— OBJECTIVE —
Repeat verbatim the lines from the one containing "Give me the matplotlib source for this chart." to the one containing "plt.rcParams['font.family'] = ['Liberation", ends included, minus any pictures.

— EXTRACTED ENTRIES —
────────────────────────────────────────

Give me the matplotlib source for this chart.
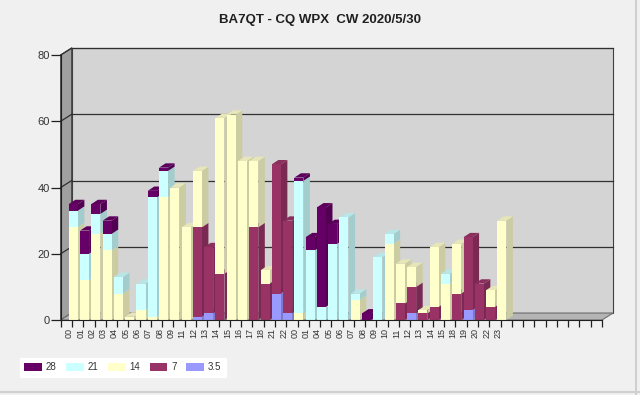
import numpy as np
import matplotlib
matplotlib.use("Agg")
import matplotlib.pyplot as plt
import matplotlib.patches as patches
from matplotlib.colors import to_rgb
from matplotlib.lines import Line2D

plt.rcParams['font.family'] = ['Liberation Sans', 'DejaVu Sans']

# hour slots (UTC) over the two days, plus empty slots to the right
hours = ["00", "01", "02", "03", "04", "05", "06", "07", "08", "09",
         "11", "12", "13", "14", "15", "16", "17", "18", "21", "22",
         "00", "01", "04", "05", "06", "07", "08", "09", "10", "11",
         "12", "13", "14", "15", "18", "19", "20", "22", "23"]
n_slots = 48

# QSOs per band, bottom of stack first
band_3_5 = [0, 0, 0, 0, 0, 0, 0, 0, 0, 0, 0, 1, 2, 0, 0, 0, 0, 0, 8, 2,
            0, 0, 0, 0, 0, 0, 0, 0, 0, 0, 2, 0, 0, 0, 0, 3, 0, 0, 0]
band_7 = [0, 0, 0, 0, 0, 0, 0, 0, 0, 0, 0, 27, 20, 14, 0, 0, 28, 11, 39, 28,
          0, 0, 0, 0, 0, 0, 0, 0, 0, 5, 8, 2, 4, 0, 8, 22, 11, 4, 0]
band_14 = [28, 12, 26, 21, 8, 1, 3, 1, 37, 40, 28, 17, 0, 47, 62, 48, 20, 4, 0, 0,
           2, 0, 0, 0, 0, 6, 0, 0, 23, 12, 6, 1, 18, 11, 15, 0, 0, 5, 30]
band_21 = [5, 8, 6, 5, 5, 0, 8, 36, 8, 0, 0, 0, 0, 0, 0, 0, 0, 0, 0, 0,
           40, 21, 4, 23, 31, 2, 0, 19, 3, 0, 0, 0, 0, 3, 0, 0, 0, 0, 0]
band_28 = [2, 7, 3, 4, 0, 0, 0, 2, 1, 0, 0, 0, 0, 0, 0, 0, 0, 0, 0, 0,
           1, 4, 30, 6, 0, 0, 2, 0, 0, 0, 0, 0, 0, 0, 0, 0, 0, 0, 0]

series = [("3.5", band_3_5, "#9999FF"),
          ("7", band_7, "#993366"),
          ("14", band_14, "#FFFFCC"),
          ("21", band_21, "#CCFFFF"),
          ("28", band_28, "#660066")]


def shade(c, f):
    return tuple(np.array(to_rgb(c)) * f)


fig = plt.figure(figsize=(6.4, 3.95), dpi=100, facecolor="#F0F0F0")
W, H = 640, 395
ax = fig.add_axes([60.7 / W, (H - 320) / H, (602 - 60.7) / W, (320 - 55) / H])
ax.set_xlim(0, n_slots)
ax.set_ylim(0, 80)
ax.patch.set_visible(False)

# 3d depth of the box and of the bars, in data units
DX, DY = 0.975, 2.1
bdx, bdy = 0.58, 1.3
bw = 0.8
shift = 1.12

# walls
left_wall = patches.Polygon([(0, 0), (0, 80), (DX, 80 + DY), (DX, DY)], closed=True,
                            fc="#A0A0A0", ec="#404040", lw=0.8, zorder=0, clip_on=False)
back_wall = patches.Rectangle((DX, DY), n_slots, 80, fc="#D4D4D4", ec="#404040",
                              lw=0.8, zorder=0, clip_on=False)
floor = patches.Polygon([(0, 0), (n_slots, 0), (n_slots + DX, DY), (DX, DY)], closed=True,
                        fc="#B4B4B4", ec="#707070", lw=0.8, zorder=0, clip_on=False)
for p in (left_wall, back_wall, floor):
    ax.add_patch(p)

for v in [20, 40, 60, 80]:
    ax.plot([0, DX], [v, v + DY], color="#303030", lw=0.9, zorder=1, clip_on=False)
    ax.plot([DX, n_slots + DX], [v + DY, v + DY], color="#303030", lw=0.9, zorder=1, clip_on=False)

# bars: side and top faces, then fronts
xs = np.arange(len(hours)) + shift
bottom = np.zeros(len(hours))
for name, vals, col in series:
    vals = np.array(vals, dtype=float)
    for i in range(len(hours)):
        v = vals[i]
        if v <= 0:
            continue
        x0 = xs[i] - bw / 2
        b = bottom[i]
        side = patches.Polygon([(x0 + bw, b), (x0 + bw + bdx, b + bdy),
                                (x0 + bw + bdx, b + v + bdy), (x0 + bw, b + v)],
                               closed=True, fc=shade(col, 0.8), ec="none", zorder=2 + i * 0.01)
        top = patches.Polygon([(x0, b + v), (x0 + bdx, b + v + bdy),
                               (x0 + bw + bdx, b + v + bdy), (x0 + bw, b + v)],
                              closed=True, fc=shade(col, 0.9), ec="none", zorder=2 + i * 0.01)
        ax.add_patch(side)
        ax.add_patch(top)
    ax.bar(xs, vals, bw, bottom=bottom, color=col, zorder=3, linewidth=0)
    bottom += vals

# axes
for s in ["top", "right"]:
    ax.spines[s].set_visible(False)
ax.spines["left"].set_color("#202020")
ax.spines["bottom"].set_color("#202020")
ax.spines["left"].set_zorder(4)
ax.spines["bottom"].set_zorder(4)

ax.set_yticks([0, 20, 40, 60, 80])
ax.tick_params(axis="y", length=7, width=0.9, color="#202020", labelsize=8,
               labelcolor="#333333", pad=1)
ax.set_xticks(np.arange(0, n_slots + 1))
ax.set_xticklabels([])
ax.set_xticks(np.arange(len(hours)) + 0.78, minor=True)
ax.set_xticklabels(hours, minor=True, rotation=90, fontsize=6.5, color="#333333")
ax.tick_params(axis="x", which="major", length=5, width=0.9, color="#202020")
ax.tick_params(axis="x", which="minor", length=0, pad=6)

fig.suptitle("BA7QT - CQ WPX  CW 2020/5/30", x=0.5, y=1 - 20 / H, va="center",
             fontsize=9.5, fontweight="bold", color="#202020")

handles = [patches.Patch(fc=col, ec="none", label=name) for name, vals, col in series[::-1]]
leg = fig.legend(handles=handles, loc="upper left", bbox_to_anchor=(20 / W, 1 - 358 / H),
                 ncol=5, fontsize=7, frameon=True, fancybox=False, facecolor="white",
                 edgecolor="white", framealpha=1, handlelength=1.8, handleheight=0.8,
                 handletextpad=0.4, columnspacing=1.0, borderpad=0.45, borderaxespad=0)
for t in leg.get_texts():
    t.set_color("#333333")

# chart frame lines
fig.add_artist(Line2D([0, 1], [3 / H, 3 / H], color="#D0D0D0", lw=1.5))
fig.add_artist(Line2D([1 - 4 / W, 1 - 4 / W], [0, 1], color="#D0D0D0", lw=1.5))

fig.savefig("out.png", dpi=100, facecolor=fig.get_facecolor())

────────────────────────────────────────

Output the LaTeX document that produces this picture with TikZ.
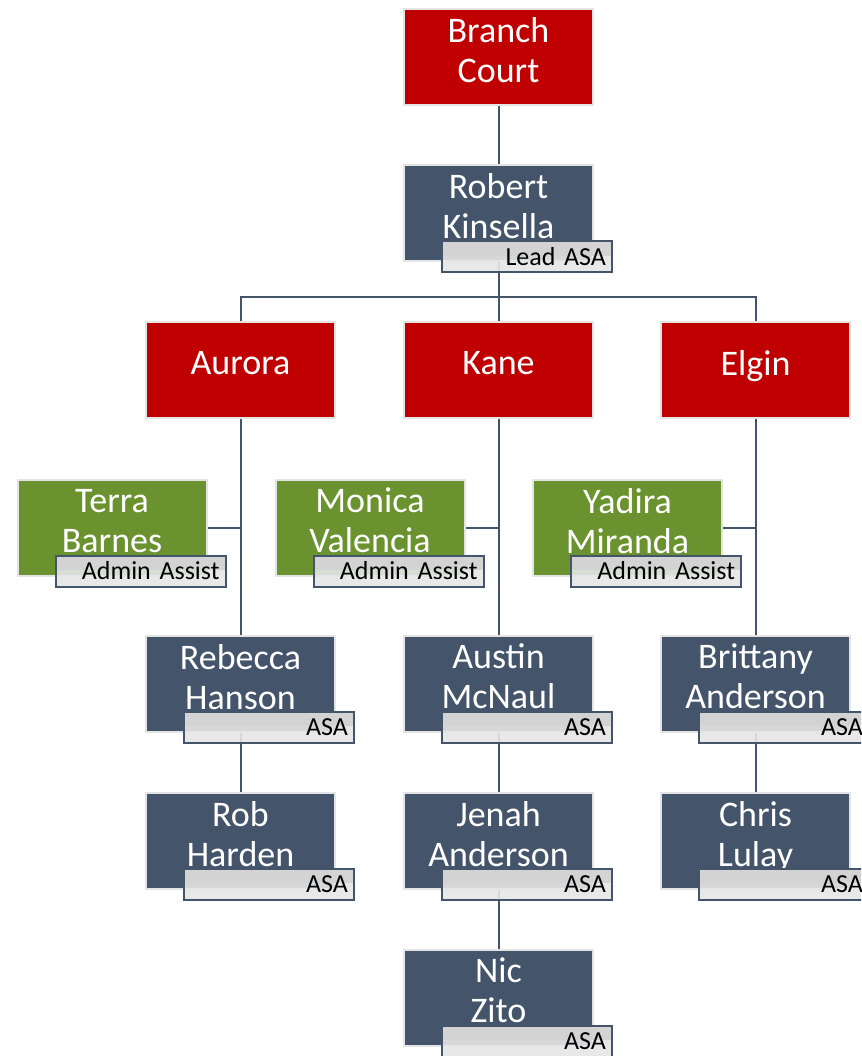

────────────────────────────────────────

— RESULT FOR THIS EXERCISE —
Give me the matplotlib source for this chart.
import numpy as np
import matplotlib
matplotlib.use("Agg")
import matplotlib.pyplot as plt
import matplotlib.patches as patches
from matplotlib.colors import to_rgb
from matplotlib.lines import Line2D

plt.rcParams['font.family'] = ['Liberation Sans', 'DejaVu Sans']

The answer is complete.